Two scandals, one campaign strategy
The TISZA spy scandal does not stand alone: two days before the Direkt36 article, on March 23, pro-government outlet Mandiner published a wiretapped recording targeting journalist Szabolcs Panyi. In response, Panyi released a transcript of a 2020 Szijjártó–Lavrov phone call in which Hungary's foreign minister asked Russia for help influencing a Slovak election.
Together, the two affairs form a government playbook: the Panyi case is the "red herring" — diverting attention from the Szijjártó–Lavrov connection to the journalist personally; the TISZA spy scandal is the "Ukraine card" — lumping every opposition actor into a single "foreign conspiracy" narrative.
As one analyst put it: "TISZA is Ukrainian, the two IT workers are Ukrainian, Szabó is a TISZA agent, Ukrainians, Ukraine, traitors and conspirators, intelligence services asking journalists for phone numbers — everyone who isn't with them is Ukrainian, everyone is a traitor and a TISZA agent."

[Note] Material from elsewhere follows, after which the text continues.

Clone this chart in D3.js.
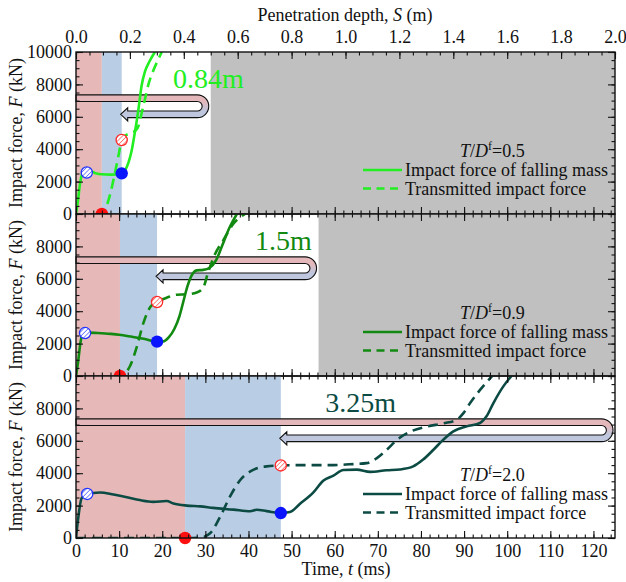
<!DOCTYPE html>
<html>
<head>
<meta charset="utf-8">
<script src="https://cdn.jsdelivr.net/npm/d3@7"></script>
<style>
  html, body { margin: 0; padding: 0; background: #fff; }
  svg { display: block; }
</style>
</head>
<body>
<svg id="chart" width="626" height="582"></svg>
<script>
// ---- data -------------------------------------------------------------
const ratioLabels = ["0.5", "0.9", "2.0"];          // T/D^f of each panel
const depthLabels = ["0.84m", "1.5m", "3.25m"];      // annotated penetration
const thickness = [0.5, 0.9, 2.0];                   // grey zone starts at S = T (m)
const redEnd = [6.0, 10.2, 25.3];                    // end of first phase (ms)
const blueEnd = [10.6, 18.8, 47.5];                  // end of second phase (ms)
const lineColors = ["#22ee22", "#128a12", "#0c4b43"];

const timeTicks = [0, 10, 20, 30, 40, 50, 60, 70, 80, 90, 100, 110, 120];
const depthTicks = [0.0, 0.2, 0.4, 0.6, 0.8, 1.0, 1.2, 1.4, 1.6, 1.8, 2.0];
const forceTicks = [0, 2000, 4000, 6000, 8000, 10000];

// impact force of falling mass, [t (ms), F (kN)]
const impact1 = [[0,0],[0.4,700],[0.9,1800],[1.4,2450],[2.2,2600],[3.2,2650],[4.5,2520],[6,2450],[8,2430],[9.5,2440],[10.6,2510],[11.4,2700],[12.2,3200],[12.9,3900],[13.5,4800],[14.0,5600],[14.5,6500],[15.2,7900],[16.0,8800],[17.0,9400],[18.3,10000]];
const impact2 = [[0,0],[0.5,900],[1.0,2000],[1.5,2600],[2.5,2680],[5,2650],[8,2600],[10,2550],[13,2420],[16,2280],[18.8,2120],[20.2,2130],[21.5,2380],[22.8,2900],[24,3700],[24.9,4600],[25.8,5500],[26.8,6200],[28,6520],[29.5,6550],[31,6680],[32.5,7150],[33.8,7980],[35.5,9100],[37.3,10000]];
const impact3 = [[0,0],[0.5,1200],[1.3,2460],[2.5,2680],[4,2780],[5.6,2810],[8.7,2680],[11.8,2520],[14.8,2340],[17.9,2230],[21,2280],[22.6,2130],[25.7,2000],[28.8,1950],[31.8,1860],[36.5,1750],[40.4,1650],[41.9,1740],[44.2,1660],[47.5,1540],[49.6,1600],[51.9,2100],[55,2800],[57.4,3550],[59.7,3850],[62,4200],[65.1,4220],[68.2,4080],[72,4180],[75.1,4230],[78.2,4420],[80.5,4840],[82.9,5450],[85.2,6070],[87.5,6580],[90.6,6890],[93.7,7100],[95.2,7510],[96.8,8330],[99.1,9360],[101,10000]];

// transmitted impact force, [t (ms), F (kN)]
const trans1 = [[5.0,0],[6.0,0],[6.8,300],[8.0,1300],[9.0,2500],[10.0,3800],[10.6,4570],[11.5,4850],[12.7,5000],[14.0,5200],[14.5,5450],[15.2,6200],[16.0,7100],[16.8,8000],[18.0,8900],[19.0,9500],[19.9,10000]];
const trans2 = [[8.8,0],[10.2,0],[11.3,150],[12.5,600],[14.1,1800],[15.6,3250],[17.2,4250],[18.8,4570],[21,4830],[23.4,5020],[25.7,5040],[28,5150],[29.5,5450],[30.7,6450],[32.2,7500],[34.2,8400],[36.5,9400],[39.2,10000]];
const trans3 = [[0,0],[10,0],[20,0],[25.7,0],[28.8,20],[31.1,290],[33.4,1300],[35.7,2550],[38,3550],[41.1,4200],[44.2,4420],[47.5,4480],[51.9,4500],[59.7,4500],[63.5,4550],[67.4,4620],[69.7,4920],[72,5430],[74.4,6050],[77.5,6560],[81.3,6870],[85.2,7080],[88.3,7300],[89.8,7690],[91.4,8330],[93.7,9140],[96.5,10000]];

// first peak of the impact force (open hatched blue marker)
const peaks = [[2.5, 2560], [2.1, 2650], [2.6, 2720]];
// transmitted force at end of second phase (hatched red marker)
const transAtBlue = [4570, 4570, 4480];
// impact force at end of second phase (filled blue marker)
const impactAtBlue = [2510, 2120, 1540];

const impacts = [impact1, impact2, impact3];
const transmitted = [trans1, trans2, trans3];

// ---- layout -----------------------------------------------------------
const svg = d3.select("#chart");
const left = 76, right = 615, top0 = 52, panelH = 162;
const FONT = 18;
const SERIF = "'Liberation Serif', 'Times New Roman', serif";

const x = d3.scaleLinear().domain([0, 125]).range([left, right]);
const xs = d3.scaleLinear().domain([0, 2.0]).range([left, right]);
// where each depth annotation starts (time, force)
const depthLabelAt = [[22.5, 7780], [41.5, 7780], [57.8, 7780]];

const defs = svg.append("defs");

function hatch(id, color) {
  const p = defs.append("pattern").attr("id", id)
    .attr("patternUnits", "userSpaceOnUse").attr("width", 3.2).attr("height", 3.2)
    .attr("patternTransform", "rotate(45)");
  p.append("rect").attr("width", 3.2).attr("height", 3.2).attr("fill", "#fff");
  p.append("line").attr("x1", 0).attr("y1", 0).attr("x2", 0).attr("y2", 3.2)
    .attr("stroke", color).attr("stroke-width", 1.1);
}
hatch("hatchBlue", "#2233ff");
hatch("hatchRed", "#ff2a2a");

const line = d3.line().x(d => x(d[0])).curve(d3.curveMonotoneX);

function label(sel, size) {
  return sel.append("text").style("font-family", SERIF).style("font-size", (size || FONT) + "px")
    .attr("fill", "#111");
}

ratioLabels.forEach((ratio, i) => {
  const pTop = top0 + i * panelH, pBot = pTop + panelH;
  const y = d3.scaleLinear().domain([0, 10000]).range([pBot, pTop]);
  line.y(d => y(d[1]));
  const col = lineColors[i];
  const g = svg.append("g");

  defs.append("clipPath").attr("id", "clip" + i)
    .append("rect").attr("x", left).attr("y", pTop).attr("width", right - left).attr("height", panelH);

  // phase backgrounds
  g.append("rect").attr("x", x(0)).attr("y", pTop).attr("width", x(redEnd[i]) - x(0)).attr("height", panelH).attr("fill", "#e6b9b8");
  g.append("rect").attr("x", x(redEnd[i])).attr("y", pTop).attr("width", x(blueEnd[i]) - x(redEnd[i])).attr("height", panelH).attr("fill", "#b9cde4");
  if (thickness[i] < 2.0) {
    g.append("rect").attr("x", xs(thickness[i])).attr("y", pTop).attr("width", right - xs(thickness[i])).attr("height", panelH).attr("fill", "#c0c0c0");
  }

  // U-shaped penetration arrow
  const gradId = "tube" + i;
  const yU = y(7150), yL = y(6150), h = 3.3;
  const r = (yL - yU) / 2, cy = (yU + yL) / 2;
  const xTurn = xs(thickness[i]) - 2;
  const cx = xTurn - (r + h);
  const xTip = x(blueEnd[i]) - 1, hl = 7, hh = 6.5;
  const grad = defs.append("linearGradient").attr("id", gradId)
    .attr("gradientUnits", "userSpaceOnUse").attr("x1", 0).attr("x2", 0)
    .attr("y1", yU - h).attr("y2", yL + h);
  grad.append("stop").attr("offset", 0).attr("stop-color", "#e4b7ba");
  grad.append("stop").attr("offset", 0.28).attr("stop-color", "#e4b7ba");
  grad.append("stop").attr("offset", 0.72).attr("stop-color", "#bec7dd");
  grad.append("stop").attr("offset", 1).attr("stop-color", "#bec7dd");
  const tube = d3.path();
  tube.moveTo(left, yU - h);
  tube.lineTo(cx, yU - h);
  tube.arc(cx, cy, r + h, -Math.PI / 2, Math.PI / 2, false);
  tube.lineTo(xTip + hl, yL + h);
  tube.lineTo(xTip + hl, yL + hh);
  tube.lineTo(xTip, yL);
  tube.lineTo(xTip + hl, yL - hh);
  tube.lineTo(xTip + hl, yL - h);
  tube.lineTo(cx, yL - h);
  tube.arc(cx, cy, r - h, Math.PI / 2, -Math.PI / 2, true);
  tube.lineTo(left, yU + h);
  tube.closePath();
  g.append("path").attr("d", tube.toString()).attr("fill", `url(#${gradId})`)
    .attr("stroke", "#111").attr("stroke-width", 1.1);

  // curves
  const cg = g.append("g").attr("clip-path", `url(#clip${i})`);
  cg.append("path").attr("d", line(impacts[i])).attr("fill", "none")
    .attr("stroke", col).attr("stroke-width", 2.6).attr("stroke-linejoin", "round");
  cg.append("path").attr("d", line(transmitted[i])).attr("fill", "none")
    .attr("stroke", col).attr("stroke-width", 2.6).attr("stroke-dasharray", "10,6");

  // depth label
  label(g, 28).attr("x", x(depthLabelAt[i][0])).attr("y", y(depthLabelAt[i][1]))
    .attr("fill", col).text(depthLabels[i]);

  // markers
  g.append("circle").attr("cx", x(peaks[i][0])).attr("cy", y(peaks[i][1])).attr("r", 5.6)
    .attr("fill", "url(#hatchBlue)").attr("stroke", "#2233ff").attr("stroke-width", 1.3);
  g.append("circle").attr("cx", x(blueEnd[i])).attr("cy", y(transAtBlue[i])).attr("r", 5.6)
    .attr("fill", "url(#hatchRed)").attr("stroke", "#ff2a2a").attr("stroke-width", 1.3);
  g.append("circle").attr("cx", x(blueEnd[i])).attr("cy", y(impactAtBlue[i])).attr("r", 6.2)
    .attr("fill", "#0a14ff");
  g.append("circle").attr("cx", x(redEnd[i])).attr("cy", y(0)).attr("r", 6.2)
    .attr("fill", "#ff1010");

  // legend
  const lg = g.append("g");
  const tl = label(lg).attr("x", 460).attr("y", pTop + 105);
  tl.append("tspan").style("font-style", "italic").text("T");
  tl.append("tspan").text("/");
  tl.append("tspan").style("font-style", "italic").text("D");
  tl.append("tspan").style("font-size", "12px").attr("dy", -7).text("f");
  tl.append("tspan").attr("dy", 7).text("=" + ratio);
  lg.append("line").attr("x1", 363).attr("x2", 402).attr("y1", pTop + 118).attr("y2", pTop + 118)
    .attr("stroke", col).attr("stroke-width", 2.6);
  lg.append("line").attr("x1", 363).attr("x2", 402).attr("y1", pTop + 136.5).attr("y2", pTop + 136.5)
    .attr("stroke", col).attr("stroke-width", 2.6).attr("stroke-dasharray", "8,5.5");
  label(lg).attr("x", 405).attr("y", pTop + 124).text("Impact force of falling mass");
  label(lg).attr("x", 405).attr("y", pTop + 142.5).text("Transmitted impact force");

  // axes (ticks pointing inward)
  const minorF = d3.range(0, 10001, 500);
  const minorT = d3.range(0, 125.01, 2);
  function styleAxis(sel) {
    sel.select(".domain").remove();
    sel.attr("font-family", null).attr("font-size", null);
    sel.selectAll("line").attr("stroke", "#111").attr("stroke-width", 1.1);
    sel.selectAll("text").attr("fill", "#111")
      .style("font-family", SERIF).style("font-size", FONT + "px");
  }
  svg.append("g").attr("transform", `translate(${left},0)`)
    .call(d3.axisLeft(y).tickValues(minorF).tickSize(-3.5).tickFormat("")).call(styleAxis);
  svg.append("g").attr("transform", `translate(${left},0)`)
    .call(d3.axisLeft(y).tickValues(forceTicks).tickSize(-7).tickPadding(4)
      .tickFormat(d => (i > 0 && d === 10000) ? "" : d3.format("d")(d))).call(styleAxis);
  svg.append("g").attr("transform", `translate(${right},0)`)
    .call(d3.axisRight(y).tickValues(minorF).tickSize(-3.5).tickFormat("")).call(styleAxis);
  svg.append("g").attr("transform", `translate(${right},0)`)
    .call(d3.axisRight(y).tickValues(forceTicks).tickSize(-7).tickFormat("")).call(styleAxis);

  // bottom time ticks
  svg.append("g").attr("transform", `translate(0,${pBot})`)
    .call(d3.axisBottom(x).tickValues(minorT).tickSize(-3.5).tickFormat("")).call(styleAxis);
  svg.append("g").attr("transform", `translate(0,${pBot})`)
    .call(d3.axisBottom(x).tickValues(timeTicks).tickSize(-7).tickPadding(6)
      .tickFormat(i === 2 ? d3.format("d") : "")).call(styleAxis);

  if (i === 0) {
    const minorS = d3.range(0, 2.001, 0.05);
    svg.append("g").attr("transform", `translate(0,${pTop})`)
      .call(d3.axisTop(xs).tickValues(minorS).tickSize(-3.5).tickFormat("")).call(styleAxis);
    svg.append("g").attr("transform", `translate(0,${pTop})`)
      .call(d3.axisTop(xs).tickValues(depthTicks).tickSize(-7).tickPadding(9)
        .tickFormat(d3.format(".1f"))).call(styleAxis);
  } else {
    svg.append("g").attr("transform", `translate(0,${pTop})`)
      .call(d3.axisTop(x).tickValues(minorT).tickSize(-3.5).tickFormat("")).call(styleAxis);
    svg.append("g").attr("transform", `translate(0,${pTop})`)
      .call(d3.axisTop(x).tickValues(timeTicks).tickSize(-7).tickFormat("")).call(styleAxis);
  }

  // frame
  svg.append("rect").attr("x", left).attr("y", pTop).attr("width", right - left).attr("height", panelH)
    .attr("fill", "none").attr("stroke", "#111").attr("stroke-width", 1.4);

  // y title
  const yt = label(svg).attr("transform", `translate(22,${pTop + panelH / 2}) rotate(-90)`)
    .attr("text-anchor", "middle");
  yt.append("tspan").text("Impact force, ");
  yt.append("tspan").style("font-style", "italic").text("F");
  yt.append("tspan").text(" (kN)");
});

// axis titles
const tt = label(svg).attr("x", 345).attr("y", 21).attr("text-anchor", "middle");
tt.append("tspan").text("Penetration depth, ");
tt.append("tspan").style("font-style", "italic").text("S");
tt.append("tspan").text(" (m)");

const bt = label(svg).attr("x", 346).attr("y", 575).attr("text-anchor", "middle");
bt.append("tspan").text("Time, ");
bt.append("tspan").style("font-style", "italic").text("t");
bt.append("tspan").text(" (ms)");
</script>
</body>
</html>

This affair is not a corruption scandal, not a money laundering case, not a personal controversy. If Bence Szabó and Direkt36's claims are true, then the Orbán government deployed Hungary's intelligence services against the largest opposition party before an election — and when caught, used classified investigative material as a campaign weapon.
If the government's version is true — that legitimate counterintelligence was underway — it remains unanswered why a child pornography cover story was needed, why no espionage charges were brought, why the "evidence" appeared on the government's YouTube channel rather than in court, and why the interrogation video was presented to the campaign trail rather than to a judge.
The HUF 260 million fundraiser, the 1 million views, and the sheer volume of the societal response demonstrate that a significant portion of Hungarian society does not accept that in a NATO and EU member state, the intelligence services should function as a campaign weapon — regardless of which side's narrative one considers true.